Wednesday, November 15, 2017
Tuesday, November 14, 2017
Full of Surprises
Tuesday, April 11, 2017
This year has been very interesting. I got a new job and the stress of the last job is gone. This job gave the title and money I wanted but they screwed up so many other things in the process. I have a new friend in my job and he is alot like Ronnie. Yes , another Taurus. We work well together and that helps. I found out that I have a fatty liver so I have been having a problem losing weight. I just don't have the energy. Reg and I are in a good space and our friendship is back on track. My bestfriend Ronnie is getting married in 19 days. My son is graduating next month and I start my last two classes on 5/22. I got hit by a 18 wheeler and total my Land Rover and now I have a nice shiny black BMW X5.with a carnote. I will update you more later but for now I have to go do some work!!!
PS. Don't know where I stand on the Love and Relationship thing for now but I guess one day I will know.
Tuesday, December 27, 2016
Thursday, February 4, 2016
We started HCG again and I am happy about that happening. It is better when he does it with me because that means I am not tempted to eat bad. I started at 214 and today I am 211.7 . 2.3 total weigh lost and 1.7 was fat. That ending I was talking about didnt end up being a ending. I can't let go.
Monday, January 18, 2016
I have experienced many endings in my life and like all endings you try to prepare for them. Yesterday I had another ending after 9 years and it feels like the ending of July 2004. It was not as bad as the ending in 2009 but I promised myself I would never allow myself to feel hurt like that again. In 2015, I finally let someone new into my life and realized the things I was missing in my life. I had learn to put distance between me and the person I was involved with since the bad relationship that ended in 2005. Everything since then has been on my terms. I avoided spending too much time with anyone.
There was one that brought down my walls but he could never make it to the other side of road of being in a publicly commited relationship.We shared many things couple shared and the chemistry between us was amazing but I wanted it all and if he did he could never admit it.
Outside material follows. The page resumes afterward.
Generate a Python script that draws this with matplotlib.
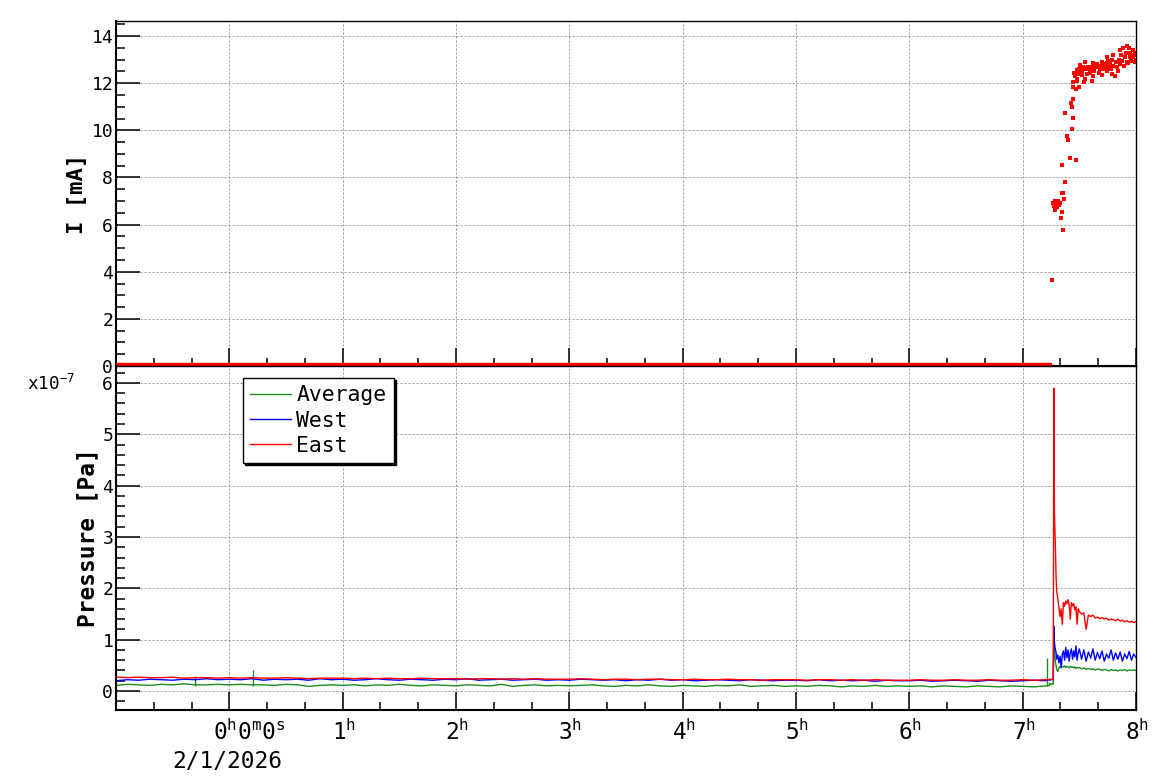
import matplotlib
matplotlib.use('Agg')
import matplotlib.pyplot as plt
import numpy as np
from matplotlib.ticker import MultipleLocator
from matplotlib.lines import Line2D

# ---- data (hours since 2/1/2026 0:00) ----
hours = [0, 1, 2, 3, 4, 5, 6, 7, 8]

# beam current I [mA]: zero until beam comes on
i_zero_start, i_zero_end = -1.0, 7.26
i_t = [7.259, 7.268, 7.276, 7.285, 7.285, 7.294, 7.303, 7.312, 7.321, 7.330,
       7.339, 7.347, 7.347, 7.356, 7.356, 7.365, 7.374, 7.347, 7.418, 7.471,
       7.400, 7.389, 7.436, 7.445, 7.374, 7.424, 7.436, 7.445, 7.445, 7.471,
       7.497, 7.445, 7.454, 7.480, 7.506, 7.550, 7.541, 7.594, 7.612, 7.621,
       7.665, 7.700, 7.744, 7.744, 7.788, 7.815, 7.841, 7.797, 7.859, 7.885,
       7.921, 7.947, 7.974, 7.991, 8.000, 7.903, 7.930,
       7.48, 7.49, 7.50, 7.52, 7.53, 7.56, 7.57, 7.58, 7.60, 7.63,
       7.64, 7.66, 7.68, 7.69, 7.71, 7.72, 7.73, 7.75, 7.76, 7.77,
       7.78, 7.80, 7.82, 7.83, 7.85, 7.86, 7.87, 7.88, 7.89, 7.91,
       7.92, 7.94, 7.95, 7.96, 7.97, 7.98, 7.99, 7.52, 7.55, 7.62,
       7.67, 7.70, 7.74, 7.79, 7.465, 7.475, 7.51, 7.54, 7.59, 7.61]
i_val = [3.65, 6.90, 6.80, 7.00, 6.60, 6.90, 6.75, 7.00, 6.85, 6.90,
         6.30, 6.55, 7.35, 5.75, 7.35, 7.10, 7.80, 8.51, 8.81, 8.73,
         9.59, 9.76, 10.05, 10.52, 10.73, 11.14, 10.99, 11.33, 11.84, 11.75,
         11.84, 12.05, 12.43, 12.56, 12.77, 12.90, 12.05, 12.43, 12.09, 12.85,
         12.69, 12.90, 13.10, 12.85, 12.98, 12.30, 12.50, 13.20, 13.40, 13.50,
         13.60, 13.30, 13.10, 13.30, 13.00, 13.10, 12.85,
         12.20, 12.40, 12.60, 12.50, 12.70, 12.60, 12.40, 12.70, 12.60, 12.50,
         12.70, 12.80, 12.60, 12.75, 12.60, 12.80, 12.70, 12.95, 12.70, 12.85,
         12.60, 12.75, 12.90, 12.70, 13.00, 12.80, 13.20, 12.95, 12.75, 13.30,
         12.90, 13.50, 13.10, 12.95, 13.40, 13.20, 12.90, 12.35, 12.20, 12.30,
         12.45, 12.35, 12.50, 12.40, 12.30, 12.10, 12.55, 12.65, 12.55, 12.70]

# pressure [1e-7 Pa], quiet period sampled every 0.1 h from -1.0 to 7.2 h
p_flat_t = np.round(np.arange(-1.0, 7.25, 0.1), 2)
east_flat = [0.27, 0.26, 0.27, 0.26, 0.26, 0.27, 0.25, 0.26, 0.26, 0.25,
             0.26, 0.25, 0.26, 0.25, 0.25, 0.26, 0.25, 0.24, 0.25, 0.25,
             0.25, 0.24, 0.25, 0.24, 0.25, 0.24, 0.24, 0.25, 0.24, 0.24,
             0.24, 0.23, 0.24, 0.24, 0.23, 0.24, 0.23, 0.24, 0.23, 0.23,
             0.23, 0.24, 0.23, 0.22, 0.23, 0.23, 0.22, 0.23, 0.23, 0.22,
             0.22, 0.23, 0.22, 0.22, 0.23, 0.22, 0.22, 0.21, 0.22, 0.22,
             0.22, 0.21, 0.22, 0.22, 0.21, 0.22, 0.21, 0.22, 0.21, 0.21,
             0.21, 0.22, 0.21, 0.21, 0.22, 0.21, 0.21, 0.22, 0.21, 0.21,
             0.22, 0.21, 0.22]
west_flat = [0.20, 0.22, 0.21, 0.23, 0.22, 0.21, 0.23, 0.22, 0.24, 0.22,
             0.23, 0.22, 0.24, 0.21, 0.23, 0.22, 0.23, 0.21, 0.24, 0.22,
             0.23, 0.21, 0.22, 0.24, 0.22, 0.21, 0.23, 0.22, 0.21, 0.23,
             0.22, 0.24, 0.21, 0.22, 0.23, 0.21, 0.22, 0.23, 0.21, 0.22,
             0.21, 0.23, 0.22, 0.21, 0.22, 0.20, 0.22, 0.21, 0.23, 0.21,
             0.22, 0.20, 0.21, 0.22, 0.21, 0.20, 0.22, 0.21, 0.20, 0.21,
             0.21, 0.20, 0.22, 0.20, 0.21, 0.20, 0.21, 0.19, 0.21, 0.20,
             0.20, 0.21, 0.19, 0.20, 0.21, 0.20, 0.19, 0.21, 0.20, 0.19,
             0.20, 0.21, 0.20]
avg_flat = [0.11, 0.13, 0.12, 0.11, 0.13, 0.12, 0.14, 0.12, 0.12, 0.13,
            0.12, 0.13, 0.12, 0.12, 0.11, 0.13, 0.12, 0.09, 0.11, 0.12,
            0.11, 0.12, 0.10, 0.12, 0.11, 0.13, 0.11, 0.10, 0.12, 0.11,
            0.10, 0.12, 0.11, 0.10, 0.13, 0.09, 0.11, 0.12, 0.10, 0.11,
            0.10, 0.11, 0.12, 0.10, 0.09, 0.11, 0.10, 0.12, 0.10, 0.09,
            0.11, 0.10, 0.09, 0.11, 0.10, 0.12, 0.09, 0.10, 0.11, 0.09,
            0.10, 0.09, 0.11, 0.10, 0.08, 0.10, 0.09, 0.11, 0.09, 0.10,
            0.09, 0.10, 0.08, 0.10, 0.09, 0.08, 0.10, 0.09, 0.08, 0.10,
            0.09, 0.08, 0.10]
# single-sample spikes in the average
avg_spike_t = [-0.30, 0.21, 7.215]
avg_spike_v = [0.30, 0.40, 0.65]

# beam-on period
p_tail_t = [7.23, 7.24, 7.25, 7.26, 7.27, 7.275, 7.28, 7.285, 7.29, 7.295,
            7.30, 7.31, 7.32, 7.33, 7.34, 7.35, 7.36, 7.37, 7.38, 7.39,
            7.40, 7.41, 7.42, 7.43, 7.44, 7.45, 7.46, 7.47, 7.48, 7.49, 7.50,
            7.52, 7.54, 7.56, 7.58, 7.60, 7.62, 7.64, 7.66, 7.68, 7.70,
            7.72, 7.74, 7.76, 7.78, 7.80, 7.82, 7.84, 7.86, 7.88, 7.90,
            7.92, 7.94, 7.96, 7.98, 8.00]
east_tail = [0.22, 0.23, 0.22, 0.23, 0.23, 5.90, 3.50, 3.10, 2.70, 2.20,
             1.95, 1.80, 1.62, 1.45, 1.60, 1.30, 1.72, 1.65, 1.75, 1.70,
             1.78, 1.68, 1.40, 1.72, 1.66, 1.70, 1.58, 1.64, 1.30, 1.60, 1.55,
             1.50, 1.52, 1.20, 1.48, 1.45, 1.48, 1.42, 1.44, 1.41, 1.43,
             1.40, 1.42, 1.38, 1.40, 1.39, 1.37, 1.40, 1.36, 1.38, 1.35,
             1.37, 1.34, 1.36, 1.33, 1.35]
west_tail = [0.22, 0.21, 0.23, 0.22, 0.22, 1.25, 0.95, 0.85, 0.80, 0.75,
             0.62, 0.70, 0.55, 0.68, 0.45, 0.72, 0.78, 0.60, 0.85, 0.65,
             0.80, 0.58, 0.75, 0.82, 0.62, 0.78, 0.66, 0.88, 0.60, 0.74, 0.82,
             0.62, 0.80, 0.58, 0.76, 0.64, 0.82, 0.60, 0.75, 0.63, 0.78,
             0.58, 0.72, 0.64, 0.80, 0.60, 0.74, 0.62, 0.76, 0.58, 0.72,
             0.63, 0.77, 0.60, 0.72, 0.65]
avg_tail = [0.10, 0.15, 0.12, 0.14, 0.13, 1.27, 0.80, 0.65, 0.55, 0.50,
            0.42, 0.38, 0.45, 0.48, 0.46, 0.48, 0.47, 0.49, 0.46, 0.48,
            0.47, 0.45, 0.48, 0.46, 0.47, 0.45, 0.47, 0.44, 0.46, 0.45, 0.46,
            0.43, 0.45, 0.42, 0.44, 0.42, 0.43, 0.41, 0.43, 0.42, 0.40,
            0.42, 0.41, 0.39, 0.42, 0.40, 0.41, 0.39, 0.41, 0.40, 0.42,
            0.39, 0.41, 0.40, 0.41, 0.40]

c_avg, c_west, c_east = '#1f8c1f', '#0000ff', '#ff0000'

plt.rcParams['font.family'] = 'DejaVu Sans Mono'
plt.rcParams['mathtext.fontset'] = 'custom'
plt.rcParams['mathtext.rm'] = 'DejaVu Sans Mono'
plt.rcParams['mathtext.it'] = 'DejaVu Sans Mono'
plt.rcParams['mathtext.bf'] = 'DejaVu Sans Mono:bold'

W, H = 1158, 782
fig = plt.figure(figsize=(W / 100, H / 100), dpi=100)
ax1 = fig.add_axes([116 / W, 1 - 366 / H, 1020 / W, 345 / H])
ax2 = fig.add_axes([116 / W, 1 - 710 / H, 1020 / W, 344 / H])


def style(ax, ymajor, yminor):
    ax.set_xlim(-1, 8)
    ax.xaxis.set_major_locator(MultipleLocator(1))
    ax.xaxis.set_minor_locator(MultipleLocator(1 / 3))
    ax.yaxis.set_major_locator(MultipleLocator(ymajor))
    ax.yaxis.set_minor_locator(MultipleLocator(yminor))
    ax.tick_params(axis='x', which='major', direction='in', length=13, width=1.1,
                   top=False, labelbottom=False)
    ax.tick_params(axis='x', which='minor', direction='in', length=5.5, width=1.1, top=False)
    ax.tick_params(axis='y', which='major', direction='in', length=17, width=1.1,
                   right=False, labelsize=13, pad=2)
    ax.tick_params(axis='y', which='minor', direction='in', length=6.5, width=1.1, right=False)
    ax.grid(True, which='major', color='#999999', lw=0.72, linestyle=(0, (2, 2)))
    ax.set_axisbelow(True)
    for s in ['left', 'bottom']:
        ax.spines[s].set_linewidth(1.5)
    for s in ['top', 'right']:
        ax.spines[s].set_linewidth(1.0)


# ---- top: current ----
style(ax1, 2, 0.5)
ax1.set_ylim(0, 14.64)
ax1.plot([i_zero_start, i_zero_end], [0, 0], color=c_east, lw=4.6,
         solid_capstyle='butt', zorder=3)
ax1.plot(i_t, i_val, 's', ms=3, color=c_east, mec=c_east, mew=0)
ax1.set_ylabel('I [mA]', fontsize=16, fontweight='bold')
ax1.yaxis.set_label_coords(-0.0284, 0.5)

# ---- bottom: pressure ----
style(ax2, 1, 0.2)
ax2.set_ylim(-0.37, 6.33)
p_t = np.concatenate([p_flat_t, p_tail_t])
ax2.plot(p_t, avg_flat + avg_tail, color=c_avg, lw=1.0)
ax2.vlines(avg_spike_t, 0.1, avg_spike_v, color=c_avg, lw=1.0)
ax2.plot(p_t, west_flat + west_tail, color=c_west, lw=1.0)
ax2.plot(p_t, east_flat + east_tail, color=c_east, lw=1.0)
ax2.set_ylabel('Pressure [Pa]', fontsize=16.5, fontweight='bold')
ax2.yaxis.set_label_coords(-0.0167, 0.5)
fig.text(27 / W, 1 - 390 / H, 'x10$^{-7}$', fontsize=12.7, va='baseline', ha='left')

# time labels
for h in hours:
    if h == 0:
        ax2.text(-0.14, -0.087, '0$^{h}$0$^{m}$0$^{s}$', transform=ax2.get_xaxis_transform(),
                 ha='left', va='baseline', fontsize=16.4)
        ax2.text(-0.02, -0.169, '2/1/2026', transform=ax2.get_xaxis_transform(),
                 ha='center', va='baseline', fontsize=16.4)
    else:
        ax2.text(h + 0.01, -0.087, '%d$^{h}$' % h, transform=ax2.get_xaxis_transform(),
                 ha='center', va='baseline', fontsize=16.4)

handles = [Line2D([], [], color=c_avg, lw=1), Line2D([], [], color=c_west, lw=1),
           Line2D([], [], color=c_east, lw=1)]
leg = ax2.legend(handles, ['Average', 'West', 'East'], loc='upper left',
                 bbox_to_anchor=(243 / W, 1 - 378 / H), bbox_transform=fig.transFigure,
                 fancybox=False, edgecolor='black', framealpha=1, fontsize=15.4,
                 handlelength=1.9, handletextpad=0.25, borderpad=0.35, labelspacing=0.24,
                 borderaxespad=0, shadow={'color': 'black', 'alpha': 1, 'ox': 1.2, 'oy': -1.2})
leg.get_frame().set_linewidth(1.0)

fig.savefig('out.png', dpi=100)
For me to move forward in my life, I have to let go completely. I learned alot in 2015 about myself and what I want and expect. I have to stop holding on to someone that is not holding on to me. I have to look out for myself and stop holding on to ppl not looking out for me. I don't think I will ever stop loving him but I will just take the memories smile and give the new opportunities a chance. I was always told a man knows what he wants and it doesn't take years for him to know.
2016 is about a mutual loving relationship that ends at the alter. It is time for me to have it all.
Saturday, January 9, 2016
On Jan 2nd I wrote a blog about wanting it all and Jan. 8th 2016 I have been offered everything I ask for in that blog. Scary isn't it. I guess you should be careful for what you ask God for because he will give it to you.
My bestfriend told me I had three options. She did not like my past, she was a fan of the present but she felt I should try something new.
Two readers gave me a chart that told me big changes were going to happen to me, they saw marriage in my future, something was going to happen that was going to be emotional. They have been right each time. Tomorrow is not guaranteed and I was always told it doesnt take a man forever to know that he wants to be with you.
People show themselves everyday and when they tell you who they are then you should believe them. I took a leap of faith 24 years ago and it lasted 15 years. If I do it again maybe this will last until I close my eyes. I have watched Marriage at first sight and I don't want to do that but I did say I wanted to be loved the way my ex-husband loved me. My ex-husband did the same thing because he said he knew the first time he saw me..
I believe in God and the first thing I was told was "I am a God fearing man". I wasn't evenly yoke before and I ask God for a God fearing man. I ask God for someone who would put me first. I ask God for someone who would do anything to make me happy. I ask God for the man that wanted a future with me and not something temporary. I ask God for the person who love family, would travel the world with me, be my friend , my husband and my lover. I ask God for someone I didn't mind looking at you know come on not bad on the eyes. Someone who shared my love for football, music, cooking, and the things I love to do, someone business-minded like me. Someone not afraid of work like me.
I woke up and look at the calendar and October 1st was the date I look at on the calendar.